Agencies resist changes to Exhibit 300s

Officials rely on business case data.

Office of Management and Budget officials are considering both large and small changes to the Exhibit 300, a form agency officials use to make business cases for major information technology investments.

OMB officials will examine possible revisions to Circular A-11, including Section 300, which governs how agency business cases are judged, said Karen Evans, OMB’s administrator for e-government and IT. “That’s under review right now,” she said.

Many agency officials have begun working on their latest business cases, which they must submit to OMB by September for inclusion in the fiscal 2007 budget. OMB officials encountered resistance from agency officials last year when they tried to introduce significant changes to the Exhibit 300.

Chief information officers “appreciate the 300 process now, and they don’t want to radically change it because they’re using it for management,” said a federal IT official close to the situation who asked not to be named.

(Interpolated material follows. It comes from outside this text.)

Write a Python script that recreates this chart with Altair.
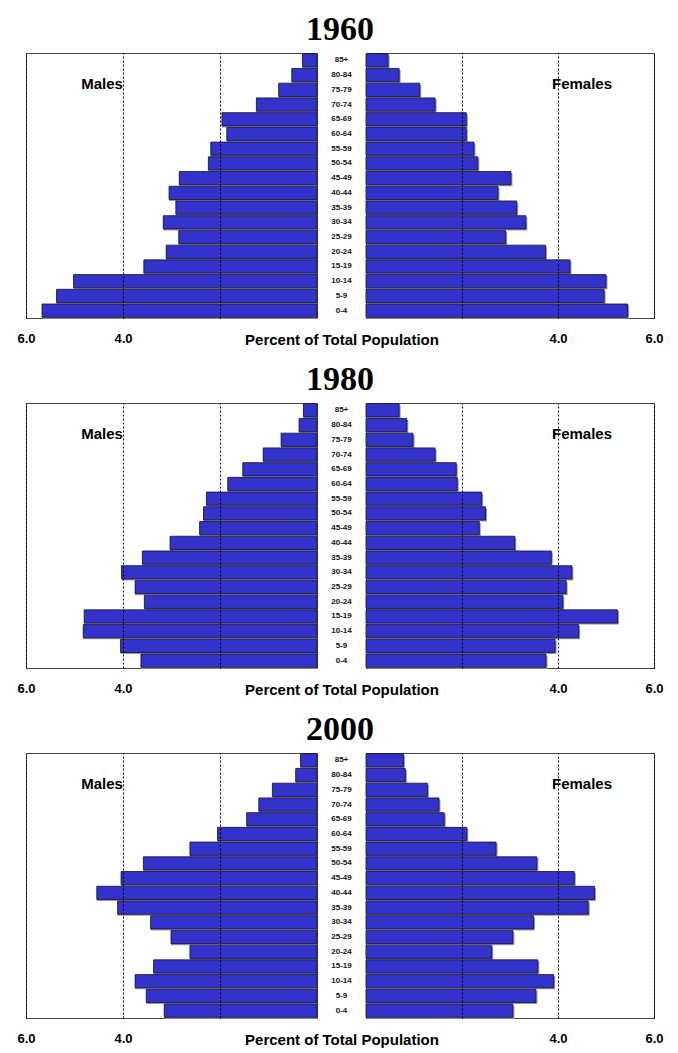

Agency CIOs rejected a variety of proposed revisions last year, including one that would have simplified the business cases and another that would have required them to collect additional information on enterprise architectures.

As a result, only minor alterations will appear in the revised Exhibit 300 guidance this year, the IT official said, adding that “one or two data elements will be strengthened, but it’ll primarily be the same.”

“The agencies use it so much, and so much progress has been made that the decision was a no-brainer this year — just leave it alone,” the official added.

But an OMB official who declined to be identified said no options have been eliminated. OMB officials did not release their final revision of Circular A-11 last year until mid-July.

The agencies’ rebuff last year was an example of the CIO Council’s processes working as intended, Evans said. “We give them draft documents,…they make recommendations, and I make the final decision.”

Mark Forman, Evans’ predecessor, approved the support of current agency business case processes. Agency executives’ initial resistance to submitting business cases to OMB has turned into reliance on Exhibit 300’s documentation, Forman said. “They wanted OMB to provide cover for getting to this data,” he said.

Reduce the Exhibit 300 burden, experts say

As Office of Management and Budget officials ponder revisions to the Exhibit 300 process, some experts suggest that federal officials would welcome a few changes.

“They would like to see basically much of the current structure retained, but a lot of the questions eliminated that they don’t feel necessarily add value,” said Russ Caple, director of management consulting at Fujitsu Consulting.

Others acknowledge that some changes could be helpful. “I always thought there was a bit more data being requested than we really needed,” said Mark Forman, former OMB administrator for e-government and information technology. He said a better solution for making the process more efficient would be for OMB officials to reduce the number of business cases agencies have to submit.

“If OMB, at the very beginning, had said, ‘We’re just not going to support improvements to programs based on the [Program Assessment Rating Tool] scores last year,’ ” what ends up being a futile effort would not be compounded by the time and money it takes to build a business case, Forman said.

Annual policy guidance from OMB’s director should include IT spending priorities, Forman said, adding that the existence of a program doesn’t justify IT spending.

But Caple said requiring chief financial officers to sign off on business cases has already worked to reduce superfluous Exhibit 300s. “That stops all sorts of [unreasonable] requests coming through,” he said, because CFOs must be certain that the money is appropriate and aligned with the Bush administration’s goals. “It’s the difference between telling somebody something and having them sign for it.”